While there are many types of bonds with varying characteristics and features, we can discuss their general benefits. In future chapters, we’ll learn about different types of bonds that come with unique risks, benefits, and typical investors. For now, let’s discuss the big picture.
The primary benefit associated with bonds is interest income. Most pay interest on a semi-annual basis, and the interest payments are legal obligations of the issuer. Unlike dividends from stock, there is no approval required by the Board of Directors (BOD) to make an interest payment. In fact, the bondholders will collectively file a lawsuit against the issuer and take them to bankruptcy court if an interest or principal payment is missed. This makes income from bonds generally more predictable and safe.

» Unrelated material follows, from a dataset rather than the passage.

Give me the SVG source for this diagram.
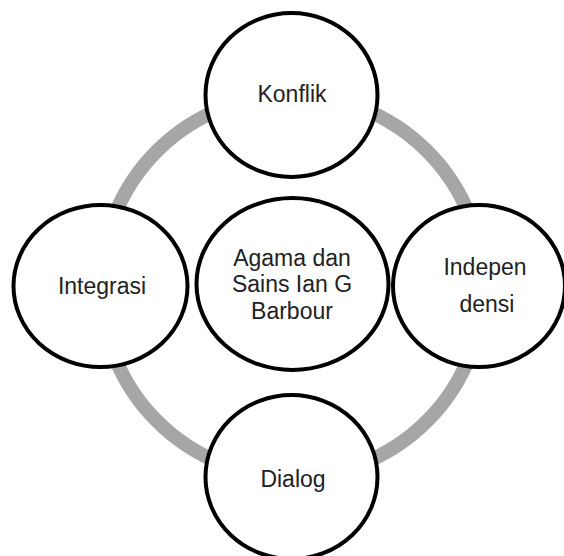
<svg xmlns="http://www.w3.org/2000/svg" width="564" height="556" viewBox="0 0 564 556">
<style>
.node ellipse{fill:#fff;stroke:#000;stroke-width:4}
.node text{font-family:"Liberation Sans",Arial,sans-serif;font-size:23px;fill:#222;text-anchor:middle}
.ring{fill:none;stroke:#a6a6a6;stroke-width:14}
</style>
<rect width="564" height="556" fill="#fff"/>
<g id="connectors">
<ellipse class="ring" cx="292" cy="286" rx="191" ry="191"/>
</g>
<g id="konflik" class="node">
<ellipse cx="291.5" cy="95" rx="86" ry="82"/>
<text x="292" y="102">Konflik</text>
</g>
<g id="integrasi" class="node">
<ellipse cx="100.5" cy="286" rx="87" ry="81"/>
<text x="102" y="294">Integrasi</text>
</g>
<g id="pusat" class="node">
<ellipse cx="292.5" cy="284" rx="96" ry="86"/>
<text x="292" y="266">Agama dan</text>
<text x="292" y="292">Sains Ian G</text>
<text x="292" y="319">Barbour</text>
</g>
<g id="independensi" class="node">
<ellipse cx="479" cy="286" rx="86" ry="81"/>
<text x="485" y="275">Indepen</text>
<text x="487" y="312">densi</text>
</g>
<g id="dialog" class="node">
<ellipse cx="291.5" cy="477" rx="86" ry="82"/>
<text x="293" y="487">Dialog</text>
</g>
</svg>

Capital appreciation could occur, especially if interest rates were to fall. However, interest rate fluctuations are not easily predictable, plus bonds always mature at par. If the investor holds the bond long enough, they’ll eventually receive the face (par) value back at maturity. Therefore, most bond investors don’t seek capital appreciation unless their bond is convertible (we’ll discuss this later).
While not always the case, bond market prices are less volatile than stock prices. With bond interest being a legal obligation of the issuer and not contingent on the company’s profitability, market price fluctuations are typically mild. Of course, there are exceptions. If interest rates fluctuate significantly or if the issuer is on the brink of bankruptcy, wild market fluctuations will occur.